Municipal Finance — Property Tax and Revenue Challenges
Municipal finance is the most critical urban governance challenge. Property tax collects only ~0.15% of GDP vs 1-3% in developed countries. Reasons: outdated registers, no GIS mapping, political reluctance, government property exemptions, poor enforcement. 15th Finance Commission tied grants to property tax improvement. Other sources: profession tax (capped Rs 2,500/year), advertisement tax, water/sewerage charges (below cost recovery), building fees. Municipal bonds developing slowly — Pune, Ahmedabad, Lucknow, Bhopal, Indore have issued, but the market stays small. Own-source revenue sits under 30% in most municipalities — heavy dependence on state/central grants.
Empowered Mayor Model and Governance Reforms
In most corporations, the Mayor is ceremonial (1-year or 2.5-year term, elected by councillors), while real executive power sits with the Municipal Commissioner (IAS).
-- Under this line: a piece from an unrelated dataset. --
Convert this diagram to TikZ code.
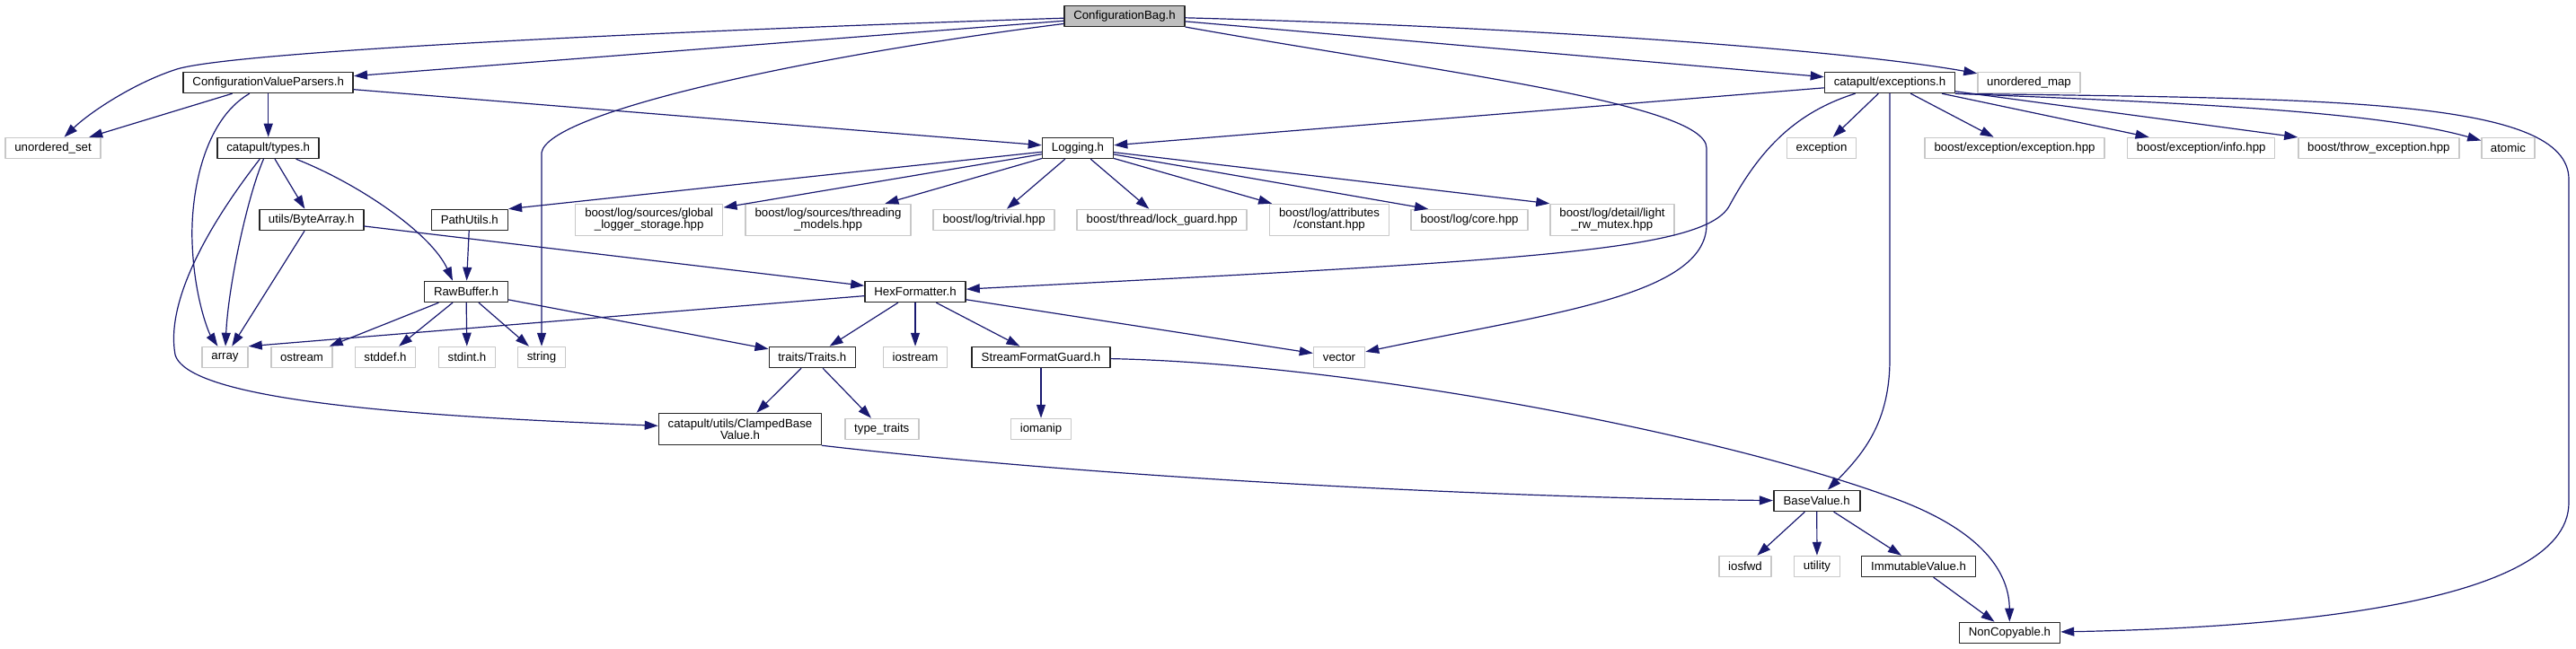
\documentclass[tikz,border=0pt]{standalone}
\usepackage{fontspec}
\setmainfont{Liberation Sans}
\usetikzlibrary{arrows.meta}
\definecolor{edgeblue}{HTML}{191970}
\definecolor{sysgray}{HTML}{C8C8C8}
\definecolor{rootfill}{HTML}{BFBFBF}
\tikzset{
  every node/.style={font=\fontsize{13.25pt}{13pt}\selectfont, inner sep=0pt,
    minimum height=23pt, align=center},
  localbox/.style={draw=black!85, line width=1.6pt, fill=white},
  sysbox/.style={draw=sysgray, line width=1.5pt, fill=white},
  rootbox/.style={draw=black!85, line width=1.6pt, fill=rootfill},
  tall/.style={minimum height=35pt},
  incl/.style={draw=edgeblue, line width=1.2pt, -{Triangle[length=15pt,width=10pt]}}
}
\begin{document}
\begin{tikzpicture}[x=1pt,y=-1pt,line cap=round,line join=round]
  \useasboundingbox (0,0) rectangle (2868,723);
  % row 0
  \node[rootbox, minimum width=134pt] (cb) at (1252,18) {ConfigurationBag.h};
  % row 1
  \node[localbox, minimum width=189pt] (cvp) at (298.7,92) {ConfigurationValueParsers.h};
  \node[localbox, minimum width=145pt] (cex) at (2104,92) {catapult/exceptions.h};
  \node[sysbox, minimum width=114pt] (umap) at (2259,92) {unordered\_map};
  % row 2
  \node[sysbox, minimum width=106pt] (uset) at (59,165) {unordered\_set};
  \node[localbox, minimum width=113pt] (types) at (298.7,165) {catapult/types.h};
  \node[localbox, minimum width=79pt] (logging) at (1200,165) {Logging.h};
  \node[sysbox, minimum width=77pt] (exception) at (2028,165) {exception};
  \node[sysbox, minimum width=200pt] (bexc) at (2243,165) {boost/exception/exception.hpp};
  \node[sysbox, minimum width=164pt] (binfo) at (2450.7,165) {boost/exception/info.hpp};
  \node[sysbox, minimum width=179pt] (bthrow) at (2648.4,165) {boost/throw\_exception.hpp};
  \node[sysbox, minimum width=59pt] (atomic) at (2792.4,165) {atomic};
  % row 3
  \node[localbox, minimum width=116pt] (bytearr) at (346.7,245) {utils/ByteArray.h};
  \node[localbox, minimum width=85pt] (pathutils) at (522.8,245) {PathUtils.h};
  \node[sysbox, tall, minimum width=164pt] (glstorage) at (722.7,245) {boost/log/sources/global\\\_logger\_storage.hpp};
  \node[sysbox, tall, minimum width=184pt] (thmodels) at (922,245) {boost/log/sources/threading\\\_models.hpp};
  \node[sysbox, minimum width=135pt] (trivial) at (1106.6,245) {boost/log/trivial.hpp};
  \node[sysbox, minimum width=189pt] (lockguard) at (1293.7,245) {boost/thread/lock\_guard.hpp};
  \node[sysbox, tall, minimum width=133pt] (constant) at (1480,245) {boost/log/attributes\\/constant.hpp};
  \node[sysbox, minimum width=130pt] (core) at (1636,245) {boost/log/core.hpp};
  \node[sysbox, tall, minimum width=138pt] (rwmutex) at (1795,245) {boost/log/detail/light\\\_rw\_mutex.hpp};
  % row 4
  \node[localbox, minimum width=93pt] (rawbuf) at (519,325) {RawBuffer.h};
  \node[localbox, minimum width=112pt] (hexf) at (1019,325) {HexFormatter.h};
  % row 5
  \node[sysbox, minimum width=51pt] (array) at (250.5,398) {array};
  \node[sysbox, minimum width=68pt] (ostream) at (336,398) {ostream};
  \node[sysbox, minimum width=67pt] (stddef) at (429,398) {stddef.h};
  \node[sysbox, minimum width=63pt] (stdint) at (520,398) {stdint.h};
  \node[sysbox, minimum width=53pt] (string) at (603,398) {string};
  \node[localbox, minimum width=96pt] (traits) at (904.3,398) {traits/Traits.h};
  \node[sysbox, minimum width=71pt] (iostream) at (1019,398) {iostream};
  \node[localbox, minimum width=154pt] (sfg) at (1159,398) {StreamFormatGuard.h};
  \node[sysbox, minimum width=57pt] (vector) at (1491,398) {vector};
  % row 6
  \node[localbox, tall, minimum width=181pt] (clamped) at (824,478) {catapult/utils/ClampedBase\\Value.h};
  \node[sysbox, minimum width=82pt] (typetraits) at (981.8,478) {type\_traits};
  \node[sysbox, minimum width=67pt] (iomanip) at (1159,478) {iomanip};
  % rows 7-9
  \node[localbox, minimum width=96pt] (basevalue) at (2022.7,558) {BaseValue.h};
  \node[sysbox, minimum width=58pt] (iosfwd) at (1943,631) {iosfwd};
  \node[sysbox, minimum width=51pt] (utility) at (2023,631) {utility};
  \node[localbox, minimum width=127pt] (immut) at (2136,631) {ImmutableValue.h};
  \node[localbox, minimum width=112pt] (noncopy) at (2237.4,705) {NonCopyable.h};

  % ConfigurationBag.h
  \draw[incl] (cb) .. controls (700,36) and (260,58) .. (197,77)
    .. controls (150,92) and (100,125) .. (uset);
  \draw[incl] (cb) -- (cvp);
  \draw[incl] (cb) .. controls (900,62) and (610,125) .. (603,170) -- (string);
  \draw[incl] (cb) .. controls (1600,80) and (1900,115) .. (1900,165) -- (1900,250)
    .. controls (1900,330) and (1720,350) .. (vector);
  \draw[incl] (cb) -- (cex);
  \draw[incl] (cb) .. controls (1700,30) and (2050,55) .. (umap);
  % ConfigurationValueParsers.h
  \draw[incl] (cvp) -- (uset);
  \draw[incl] (cvp) -- (types);
  \draw[incl] (cvp) .. controls (225,135) and (212,220) .. (214,270)
    .. controls (216,330) and (232,370) .. (array);
  \draw[incl] (cvp) -- (logging);
  % catapult/types.h
  \draw[incl] (types) -- (bytearr);
  \draw[incl] (types) .. controls (400,205) and (480,260) .. ([xshift=-15pt]rawbuf.north);
  \draw[incl] (types) .. controls (275,220) and (254,320) .. (array);
  \draw[incl] (types) .. controls (225,260) and (185,340) .. (195,395)
    .. controls (210,450) and (500,465) .. (clamped);
  % utils/ByteArray.h, PathUtils.h
  \draw[incl] (bytearr) -- (array);
  \draw[incl] (bytearr) -- (hexf);
  \draw[incl] (pathutils) -- (rawbuf);
  % Logging.h
  \draw[incl] (logging) -- (pathutils.north east);
  \foreach \t in {glstorage,thmodels,trivial,lockguard,constant}
    \draw[incl] (logging) -- (\t);
  \draw[incl] (logging) -- ([xshift=-46pt]core.north);
  \draw[incl] (logging) -- (rwmutex.north west);
  % RawBuffer.h
  \foreach \t in {ostream,stddef,stdint,string,traits}
    \draw[incl] (rawbuf) -- (\t);
  % HexFormatter.h
  \draw[incl] (hexf) -- (array.north east);
  \foreach \t in {traits,iostream,sfg,vector}
    \draw[incl] (hexf) -- (\t);
  % catapult/exceptions.h
  \draw[incl] (cex) -- (logging);
  \draw[incl] (cex) .. controls (2000,125) and (1960,165) .. (1925,230)
    .. controls (1895,280) and (1700,290) .. (hexf);
  \foreach \t in {exception,bexc,binfo,bthrow}
    \draw[incl] (cex) -- (\t);
  \draw[incl] (cex.south east) .. controls (2450,115) and (2650,125) .. (atomic);
  \draw[incl] (cex.south east) .. controls (2600,110) and (2860,110) .. (2860,200)
    -- (2860,560) .. controls (2860,680) and (2500,700) .. (noncopy);
  \draw[incl] (cex) -- (2104,400) .. controls (2104,470) and (2075,505) .. (basevalue);
  % StreamFormatGuard.h
  \draw[incl] (sfg) -- (iomanip);
  \draw[incl] (sfg) .. controls (1500,405) and (1900,480) .. (2100,552)
    .. controls (2210,590) and (2237,640) .. (noncopy);
  % traits, clamped, base values
  \draw[incl] (traits) -- (clamped);
  \draw[incl] (traits) -- (typetraits);
  \draw[incl] (clamped.south east) .. controls (1250,535) and (1700,555) .. (basevalue);
  \foreach \t in {iosfwd,utility,immut}
    \draw[incl] (basevalue) -- (\t);
  \draw[incl] (immut) -- (noncopy);
\end{tikzpicture}
\end{document}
This friction undermines accountability. 2nd ARC recommended: directly elected Mayor, fixed 5-year term, chief executive of the corporation, Commissioner as administrative officer under the Mayor. Some states have experimented — Maharashtra extended Mayor terms to 2.5 years; some states allow direct election. International models: London (directly elected Mayor), New York (Mayor as chief executive). Critics warn of Mayor-state government conflicts in India's multi-party system.
Smart Cities Mission and Impact on Municipal Governance
Smart Cities Mission (2015): 100 cities selected competitively. Each city set up an SPV (Companies Act company) with equal state + ULB equity. CEO is typically an IAS officer. The SPV model draws criticism for bypassing elected municipalities — decisions on land use and infrastructure made by SPV boards, not councillors or the Mayor. UN-Habitat flagged this as "democratic deficit." Focus: area-based development (retrofitting, redevelopment, greenfield) + pan-city IT solutions. AMRUT covers all statutory towns (water, sewerage, parks, transport) but also relies on state structures rather than empowering ULBs directly.
Relevant Exams
Important for all exams. Key tested areas: three types of municipalities, Twelfth Schedule 18 subjects (vs Eleventh Schedule comparison), reservation provisions, DPC composition (4/5 elected) and MPC composition (2/3 elected), Lord Ripon's contribution, 73rd vs 74th Amendment comparison, Ward Committees (3 lakh+ population), State Election Commission and State Finance Commission. SSC exams ask about the first municipal corporation in India (Madras, 1687) and the number of Twelfth Schedule subjects (18).